-- BEGIN Recorded information --

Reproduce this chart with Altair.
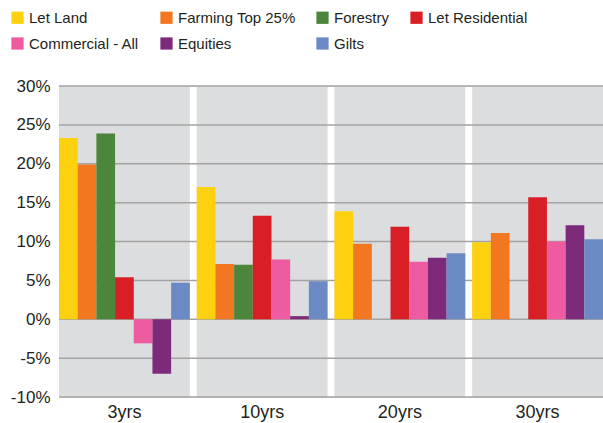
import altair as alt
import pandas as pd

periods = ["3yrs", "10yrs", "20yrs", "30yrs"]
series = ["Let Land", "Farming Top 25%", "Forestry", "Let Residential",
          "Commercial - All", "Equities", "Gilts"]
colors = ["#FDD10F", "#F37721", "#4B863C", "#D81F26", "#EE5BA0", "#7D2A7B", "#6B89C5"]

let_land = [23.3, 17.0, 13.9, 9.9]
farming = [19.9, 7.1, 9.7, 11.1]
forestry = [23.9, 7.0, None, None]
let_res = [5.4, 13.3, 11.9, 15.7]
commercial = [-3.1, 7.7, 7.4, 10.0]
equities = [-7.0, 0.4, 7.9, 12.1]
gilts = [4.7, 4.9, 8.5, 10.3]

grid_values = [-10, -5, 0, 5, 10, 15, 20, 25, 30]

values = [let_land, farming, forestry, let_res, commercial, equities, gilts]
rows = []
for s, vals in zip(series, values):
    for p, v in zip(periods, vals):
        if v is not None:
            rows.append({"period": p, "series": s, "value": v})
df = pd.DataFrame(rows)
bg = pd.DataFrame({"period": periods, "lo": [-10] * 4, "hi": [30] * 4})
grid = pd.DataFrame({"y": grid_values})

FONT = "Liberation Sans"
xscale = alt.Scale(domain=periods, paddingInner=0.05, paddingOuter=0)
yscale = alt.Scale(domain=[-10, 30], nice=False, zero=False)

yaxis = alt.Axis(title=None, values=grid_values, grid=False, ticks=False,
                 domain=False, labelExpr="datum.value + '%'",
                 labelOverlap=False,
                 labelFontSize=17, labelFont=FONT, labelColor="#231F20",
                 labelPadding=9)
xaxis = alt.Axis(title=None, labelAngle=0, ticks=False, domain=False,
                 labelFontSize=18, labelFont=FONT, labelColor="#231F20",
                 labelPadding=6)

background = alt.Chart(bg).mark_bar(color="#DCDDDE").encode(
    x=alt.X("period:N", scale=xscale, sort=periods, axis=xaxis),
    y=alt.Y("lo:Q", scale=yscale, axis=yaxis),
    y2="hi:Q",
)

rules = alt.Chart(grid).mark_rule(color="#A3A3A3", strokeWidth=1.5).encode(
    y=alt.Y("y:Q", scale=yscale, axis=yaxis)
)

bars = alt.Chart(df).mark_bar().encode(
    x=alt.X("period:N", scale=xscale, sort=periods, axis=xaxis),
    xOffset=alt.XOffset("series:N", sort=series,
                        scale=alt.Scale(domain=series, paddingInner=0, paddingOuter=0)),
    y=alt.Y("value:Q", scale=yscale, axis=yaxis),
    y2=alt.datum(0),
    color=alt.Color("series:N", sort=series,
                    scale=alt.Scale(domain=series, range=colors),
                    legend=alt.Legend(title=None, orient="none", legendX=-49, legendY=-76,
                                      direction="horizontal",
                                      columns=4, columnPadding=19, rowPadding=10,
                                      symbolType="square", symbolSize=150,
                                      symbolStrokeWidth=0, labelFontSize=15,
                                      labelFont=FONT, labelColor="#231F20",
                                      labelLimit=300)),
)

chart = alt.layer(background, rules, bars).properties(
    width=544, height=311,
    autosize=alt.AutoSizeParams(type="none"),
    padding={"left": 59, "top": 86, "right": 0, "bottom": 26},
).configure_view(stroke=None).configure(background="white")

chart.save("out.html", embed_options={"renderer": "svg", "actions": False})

-- END Recorded information --

--- What is needed ---
Only lines belong in the copy: transcribe those from the start of the data through the line that contains "yscale = alt.Scale(domain=[-10, 30], nice=False, zero=False)", and skip the pictures.

--- Expected answer ---
Reproduce this chart with Altair.
import altair as alt
import pandas as pd

periods = ["3yrs", "10yrs", "20yrs", "30yrs"]
series = ["Let Land", "Farming Top 25%", "Forestry", "Let Residential",
          "Commercial - All", "Equities", "Gilts"]
colors = ["#FDD10F", "#F37721", "#4B863C", "#D81F26", "#EE5BA0", "#7D2A7B", "#6B89C5"]

let_land = [23.3, 17.0, 13.9, 9.9]
farming = [19.9, 7.1, 9.7, 11.1]
forestry = [23.9, 7.0, None, None]
let_res = [5.4, 13.3, 11.9, 15.7]
commercial = [-3.1, 7.7, 7.4, 10.0]
equities = [-7.0, 0.4, 7.9, 12.1]
gilts = [4.7, 4.9, 8.5, 10.3]

grid_values = [-10, -5, 0, 5, 10, 15, 20, 25, 30]

values = [let_land, farming, forestry, let_res, commercial, equities, gilts]
rows = []
for s, vals in zip(series, values):
    for p, v in zip(periods, vals):
        if v is not None:
            rows.append({"period": p, "series": s, "value": v})
df = pd.DataFrame(rows)
bg = pd.DataFrame({"period": periods, "lo": [-10] * 4, "hi": [30] * 4})
grid = pd.DataFrame({"y": grid_values})

FONT = "Liberation Sans"
xscale = alt.Scale(domain=periods, paddingInner=0.05, paddingOuter=0)
yscale = alt.Scale(domain=[-10, 30], nice=False, zero=False)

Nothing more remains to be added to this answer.